Abstract
The digital revolution has dramatically impacted our daily life, with change
occurring at an increasingly rapid pace in the agricultural sector. The collection,
collation, analysis and application of data digitally, has transformed global
agriculture through precision technology, forecast modelling and sounder
decision making along the supply chain – from demand-driven plant breeding,
through food processing, to the delivery of products.
This year’s Crawford Fund Conference considered what impact the digital
revolution could and/or would have on the developing world. Could access
to better interpretation of data and information herald improvement in
agricultural productivity and profitability in these countries and Australia? The
simple answer is yes. However, there is still a long way to go in revolutionising
agriculture technology for the smallholder farmer, and digital mechanisms alone
are simply not enough. We need to take a farm, systems and global approach.

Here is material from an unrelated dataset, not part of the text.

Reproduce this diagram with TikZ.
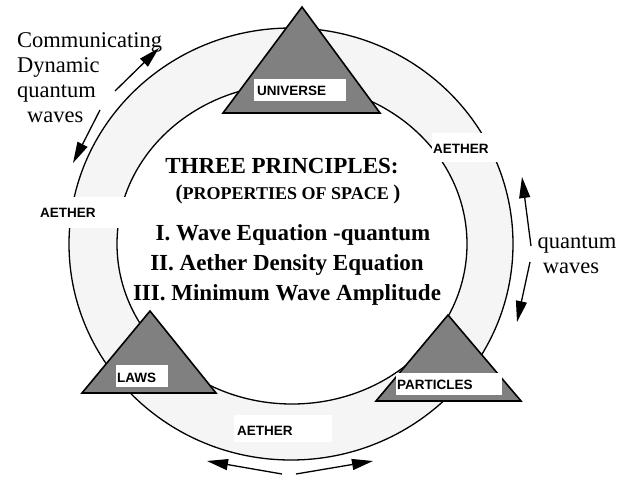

However, as stated by Dr Lindiwe Majele Sibanda in her Sir John Crawford
Memorial Address, to make digital mechanisms sustainable, to make them
useable and ensure they have impact, we need a new narrative. We need a new
narrative for hunger, to set the tone for not just producing more food from less,
but producing more nutritionally sensitive food – quality over quantity. Current
agricultural systems are not nutrition sensitive: for instance, we have 800 million
people hungry vs 1.8 billion people obese or sick. We need to deliver nutritionsensitive
agriculture using our global data resources.